Task to carry out =>
Please output the records below in full, exactly as given, but without the images.

Available data =>
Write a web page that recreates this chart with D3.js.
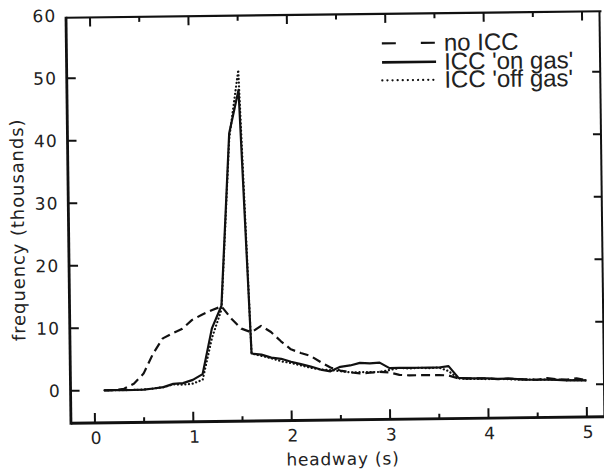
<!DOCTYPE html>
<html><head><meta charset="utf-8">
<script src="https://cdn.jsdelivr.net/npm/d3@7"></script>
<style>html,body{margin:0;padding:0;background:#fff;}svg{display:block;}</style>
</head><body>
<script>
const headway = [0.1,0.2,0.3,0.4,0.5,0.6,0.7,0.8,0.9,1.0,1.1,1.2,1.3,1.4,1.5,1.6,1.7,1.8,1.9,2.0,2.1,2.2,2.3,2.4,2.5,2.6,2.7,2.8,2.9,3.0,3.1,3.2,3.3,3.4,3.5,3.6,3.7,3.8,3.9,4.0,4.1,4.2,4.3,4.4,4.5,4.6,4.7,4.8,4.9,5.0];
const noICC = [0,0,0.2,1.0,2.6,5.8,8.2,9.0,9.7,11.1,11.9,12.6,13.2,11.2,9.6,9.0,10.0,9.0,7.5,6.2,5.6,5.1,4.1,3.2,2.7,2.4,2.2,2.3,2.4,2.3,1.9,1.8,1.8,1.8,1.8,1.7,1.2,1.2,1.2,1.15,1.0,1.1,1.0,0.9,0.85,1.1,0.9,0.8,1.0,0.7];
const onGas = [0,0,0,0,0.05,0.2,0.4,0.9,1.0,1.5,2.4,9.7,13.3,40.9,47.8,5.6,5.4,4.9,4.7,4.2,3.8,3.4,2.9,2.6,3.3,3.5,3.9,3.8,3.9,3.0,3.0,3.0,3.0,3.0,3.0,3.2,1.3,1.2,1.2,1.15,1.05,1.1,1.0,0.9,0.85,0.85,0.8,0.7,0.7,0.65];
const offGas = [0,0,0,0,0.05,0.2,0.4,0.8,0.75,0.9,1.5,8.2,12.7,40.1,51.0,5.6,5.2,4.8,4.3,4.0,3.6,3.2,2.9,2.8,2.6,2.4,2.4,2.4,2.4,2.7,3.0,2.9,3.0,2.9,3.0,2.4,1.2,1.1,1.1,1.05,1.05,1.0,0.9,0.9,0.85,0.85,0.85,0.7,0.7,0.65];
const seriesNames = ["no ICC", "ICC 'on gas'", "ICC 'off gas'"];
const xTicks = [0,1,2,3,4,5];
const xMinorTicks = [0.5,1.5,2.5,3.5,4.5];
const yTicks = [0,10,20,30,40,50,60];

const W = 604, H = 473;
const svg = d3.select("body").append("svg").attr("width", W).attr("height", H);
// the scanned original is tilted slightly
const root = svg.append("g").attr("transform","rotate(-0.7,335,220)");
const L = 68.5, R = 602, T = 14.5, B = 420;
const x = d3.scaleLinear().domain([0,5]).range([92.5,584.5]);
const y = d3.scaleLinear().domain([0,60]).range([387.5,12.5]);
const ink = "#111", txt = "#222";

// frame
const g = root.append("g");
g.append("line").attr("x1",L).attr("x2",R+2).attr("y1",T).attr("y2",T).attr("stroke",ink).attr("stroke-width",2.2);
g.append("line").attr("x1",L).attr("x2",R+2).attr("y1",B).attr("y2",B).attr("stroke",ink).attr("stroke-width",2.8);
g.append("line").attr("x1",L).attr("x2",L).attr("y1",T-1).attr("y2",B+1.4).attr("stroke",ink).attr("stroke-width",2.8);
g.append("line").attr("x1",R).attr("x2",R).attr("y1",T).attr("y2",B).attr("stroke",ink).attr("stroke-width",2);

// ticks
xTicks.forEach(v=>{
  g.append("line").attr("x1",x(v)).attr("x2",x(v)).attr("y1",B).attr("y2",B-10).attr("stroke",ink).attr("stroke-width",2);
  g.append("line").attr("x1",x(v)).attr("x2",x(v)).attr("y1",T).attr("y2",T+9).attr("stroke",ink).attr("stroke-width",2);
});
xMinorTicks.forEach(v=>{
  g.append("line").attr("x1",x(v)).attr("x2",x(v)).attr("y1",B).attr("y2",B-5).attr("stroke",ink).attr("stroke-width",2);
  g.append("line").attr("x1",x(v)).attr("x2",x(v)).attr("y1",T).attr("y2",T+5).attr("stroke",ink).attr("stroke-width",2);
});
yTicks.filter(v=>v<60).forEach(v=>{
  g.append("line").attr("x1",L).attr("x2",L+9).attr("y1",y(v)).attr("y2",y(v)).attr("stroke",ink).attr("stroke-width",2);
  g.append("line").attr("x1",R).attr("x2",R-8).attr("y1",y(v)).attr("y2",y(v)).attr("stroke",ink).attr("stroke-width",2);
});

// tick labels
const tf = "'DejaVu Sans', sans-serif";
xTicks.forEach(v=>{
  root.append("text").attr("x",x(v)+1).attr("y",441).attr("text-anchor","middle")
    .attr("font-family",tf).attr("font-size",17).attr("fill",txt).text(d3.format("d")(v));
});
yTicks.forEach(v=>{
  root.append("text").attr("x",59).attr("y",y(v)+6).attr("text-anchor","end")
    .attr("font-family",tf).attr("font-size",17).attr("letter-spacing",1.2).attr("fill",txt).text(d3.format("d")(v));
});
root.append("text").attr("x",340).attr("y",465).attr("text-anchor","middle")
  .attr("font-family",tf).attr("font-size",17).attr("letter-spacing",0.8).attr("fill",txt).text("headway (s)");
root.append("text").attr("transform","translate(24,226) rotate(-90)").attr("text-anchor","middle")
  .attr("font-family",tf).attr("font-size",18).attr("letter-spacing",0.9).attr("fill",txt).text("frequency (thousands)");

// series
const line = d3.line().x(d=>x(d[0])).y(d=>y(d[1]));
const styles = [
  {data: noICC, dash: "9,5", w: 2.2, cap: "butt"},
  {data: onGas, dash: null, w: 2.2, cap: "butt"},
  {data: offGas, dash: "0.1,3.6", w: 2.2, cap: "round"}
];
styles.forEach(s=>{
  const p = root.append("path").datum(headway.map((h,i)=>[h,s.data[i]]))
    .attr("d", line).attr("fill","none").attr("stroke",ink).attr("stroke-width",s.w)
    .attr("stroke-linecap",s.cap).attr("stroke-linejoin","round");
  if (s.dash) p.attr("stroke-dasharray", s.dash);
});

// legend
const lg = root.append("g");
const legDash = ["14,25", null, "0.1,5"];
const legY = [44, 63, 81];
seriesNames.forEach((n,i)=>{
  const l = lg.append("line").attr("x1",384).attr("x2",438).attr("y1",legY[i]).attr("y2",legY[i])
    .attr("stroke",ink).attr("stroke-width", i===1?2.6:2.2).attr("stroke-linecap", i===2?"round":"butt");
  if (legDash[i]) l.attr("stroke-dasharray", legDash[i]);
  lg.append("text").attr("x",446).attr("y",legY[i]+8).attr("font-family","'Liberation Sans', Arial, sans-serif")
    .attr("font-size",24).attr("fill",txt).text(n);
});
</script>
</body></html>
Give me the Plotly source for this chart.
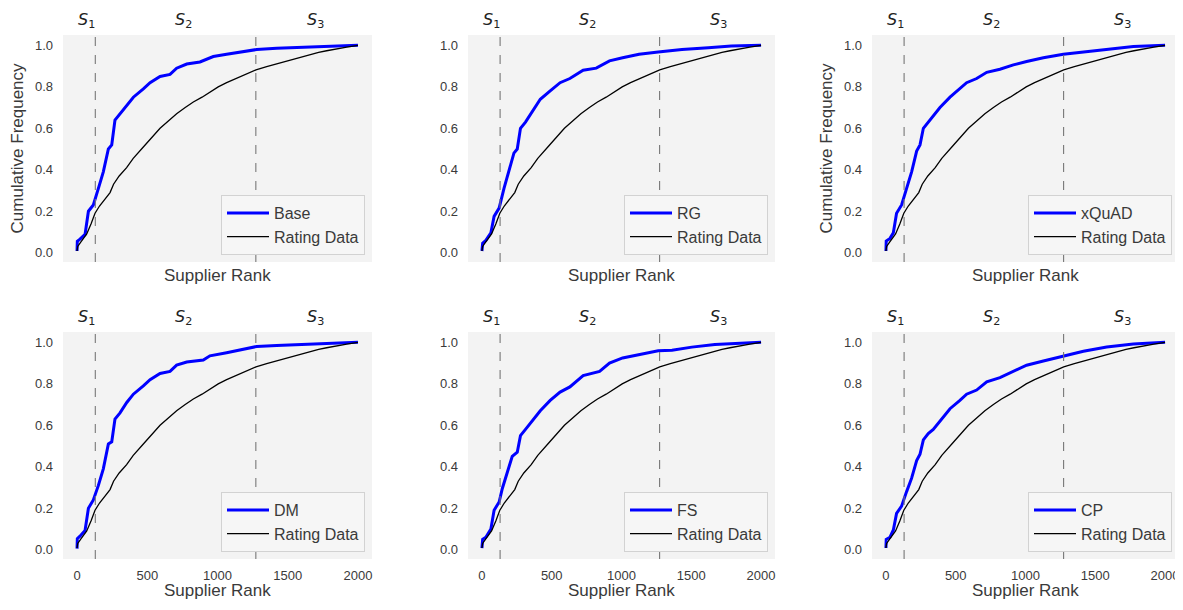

Solution to this problem =>
Write a web page that recreates this chart with D3.js.
<!DOCTYPE html>
<html><head><meta charset="utf-8">
<script src="https://cdn.jsdelivr.net/npm/d3@7"></script>
<style>html,body{margin:0;padding:0;background:#fff;}svg{display:block;}</style>
</head><body>
<script>
const headway = [0.1,0.2,0.3,0.4,0.5,0.6,0.7,0.8,0.9,1.0,1.1,1.2,1.3,1.4,1.5,1.6,1.7,1.8,1.9,2.0,2.1,2.2,2.3,2.4,2.5,2.6,2.7,2.8,2.9,3.0,3.1,3.2,3.3,3.4,3.5,3.6,3.7,3.8,3.9,4.0,4.1,4.2,4.3,4.4,4.5,4.6,4.7,4.8,4.9,5.0];
const noICC = [0,0,0.2,1.0,2.6,5.8,8.2,9.0,9.7,11.1,11.9,12.6,13.2,11.2,9.6,9.0,10.0,9.0,7.5,6.2,5.6,5.1,4.1,3.2,2.7,2.4,2.2,2.3,2.4,2.3,1.9,1.8,1.8,1.8,1.8,1.7,1.2,1.2,1.2,1.15,1.0,1.1,1.0,0.9,0.85,1.1,0.9,0.8,1.0,0.7];
const onGas = [0,0,0,0,0.05,0.2,0.4,0.9,1.0,1.5,2.4,9.7,13.3,40.9,47.8,5.6,5.4,4.9,4.7,4.2,3.8,3.4,2.9,2.6,3.3,3.5,3.9,3.8,3.9,3.0,3.0,3.0,3.0,3.0,3.0,3.2,1.3,1.2,1.2,1.15,1.05,1.1,1.0,0.9,0.85,0.85,0.8,0.7,0.7,0.65];
const offGas = [0,0,0,0,0.05,0.2,0.4,0.8,0.75,0.9,1.5,8.2,12.7,40.1,51.0,5.6,5.2,4.8,4.3,4.0,3.6,3.2,2.9,2.8,2.6,2.4,2.4,2.4,2.4,2.7,3.0,2.9,3.0,2.9,3.0,2.4,1.2,1.1,1.1,1.05,1.05,1.0,0.9,0.9,0.85,0.85,0.85,0.7,0.7,0.65];
const seriesNames = ["no ICC", "ICC 'on gas'", "ICC 'off gas'"];
const xTicks = [0,1,2,3,4,5];
const xMinorTicks = [0.5,1.5,2.5,3.5,4.5];
const yTicks = [0,10,20,30,40,50,60];

const W = 604, H = 473;
const svg = d3.select("body").append("svg").attr("width", W).attr("height", H);
// the scanned original is tilted slightly
const root = svg.append("g").attr("transform","rotate(-0.7,335,220)");
const L = 68.5, R = 602, T = 14.5, B = 420;
const x = d3.scaleLinear().domain([0,5]).range([92.5,584.5]);
const y = d3.scaleLinear().domain([0,60]).range([387.5,12.5]);
const ink = "#111", txt = "#222";

// frame
const g = root.append("g");
g.append("line").attr("x1",L).attr("x2",R+2).attr("y1",T).attr("y2",T).attr("stroke",ink).attr("stroke-width",2.2);
g.append("line").attr("x1",L).attr("x2",R+2).attr("y1",B).attr("y2",B).attr("stroke",ink).attr("stroke-width",2.8);
g.append("line").attr("x1",L).attr("x2",L).attr("y1",T-1).attr("y2",B+1.4).attr("stroke",ink).attr("stroke-width",2.8);
g.append("line").attr("x1",R).attr("x2",R).attr("y1",T).attr("y2",B).attr("stroke",ink).attr("stroke-width",2);

// ticks
xTicks.forEach(v=>{
  g.append("line").attr("x1",x(v)).attr("x2",x(v)).attr("y1",B).attr("y2",B-10).attr("stroke",ink).attr("stroke-width",2);
  g.append("line").attr("x1",x(v)).attr("x2",x(v)).attr("y1",T).attr("y2",T+9).attr("stroke",ink).attr("stroke-width",2);
});
xMinorTicks.forEach(v=>{
  g.append("line").attr("x1",x(v)).attr("x2",x(v)).attr("y1",B).attr("y2",B-5).attr("stroke",ink).attr("stroke-width",2);
  g.append("line").attr("x1",x(v)).attr("x2",x(v)).attr("y1",T).attr("y2",T+5).attr("stroke",ink).attr("stroke-width",2);
});
yTicks.filter(v=>v<60).forEach(v=>{
  g.append("line").attr("x1",L).attr("x2",L+9).attr("y1",y(v)).attr("y2",y(v)).attr("stroke",ink).attr("stroke-width",2);
  g.append("line").attr("x1",R).attr("x2",R-8).attr("y1",y(v)).attr("y2",y(v)).attr("stroke",ink).attr("stroke-width",2);
});

// tick labels
const tf = "'DejaVu Sans', sans-serif";
xTicks.forEach(v=>{
  root.append("text").attr("x",x(v)+1).attr("y",441).attr("text-anchor","middle")
    .attr("font-family",tf).attr("font-size",17).attr("fill",txt).text(d3.format("d")(v));
});
yTicks.forEach(v=>{
  root.append("text").attr("x",59).attr("y",y(v)+6).attr("text-anchor","end")
    .attr("font-family",tf).attr("font-size",17).attr("letter-spacing",1.2).attr("fill",txt).text(d3.format("d")(v));
});
root.append("text").attr("x",340).attr("y",465).attr("text-anchor","middle")
  .attr("font-family",tf).attr("font-size",17).attr("letter-spacing",0.8).attr("fill",txt).text("headway (s)");
root.append("text").attr("transform","translate(24,226) rotate(-90)").attr("text-anchor","middle")
  .attr("font-family",tf).attr("font-size",18).attr("letter-spacing",0.9).attr("fill",txt).text("frequency (thousands)");

// series
const line = d3.line().x(d=>x(d[0])).y(d=>y(d[1]));
const styles = [
  {data: noICC, dash: "9,5", w: 2.2, cap: "butt"},
  {data: onGas, dash: null, w: 2.2, cap: "butt"},
  {data: offGas, dash: "0.1,3.6", w: 2.2, cap: "round"}
];
styles.forEach(s=>{
  const p = root.append("path").datum(headway.map((h,i)=>[h,s.data[i]]))
    .attr("d", line).attr("fill","none").attr("stroke",ink).attr("stroke-width",s.w)
    .attr("stroke-linecap",s.cap).attr("stroke-linejoin","round");
  if (s.dash) p.attr("stroke-dasharray", s.dash);
});

// legend
const lg = root.append("g");
const legDash = ["14,25", null, "0.1,5"];
const legY = [44, 63, 81];
seriesNames.forEach((n,i)=>{
  const l = lg.append("line").attr("x1",384).attr("x2",438).attr("y1",legY[i]).attr("y2",legY[i])
    .attr("stroke",ink).attr("stroke-width", i===1?2.6:2.2).attr("stroke-linecap", i===2?"round":"butt");
  if (legDash[i]) l.attr("stroke-dasharray", legDash[i]);
  lg.append("text").attr("x",446).attr("y",legY[i]+8).attr("font-family","'Liberation Sans', Arial, sans-serif")
    .attr("font-size",24).attr("fill",txt).text(n);
});
</script>
</body></html>
Give me the Plotly source for this chart.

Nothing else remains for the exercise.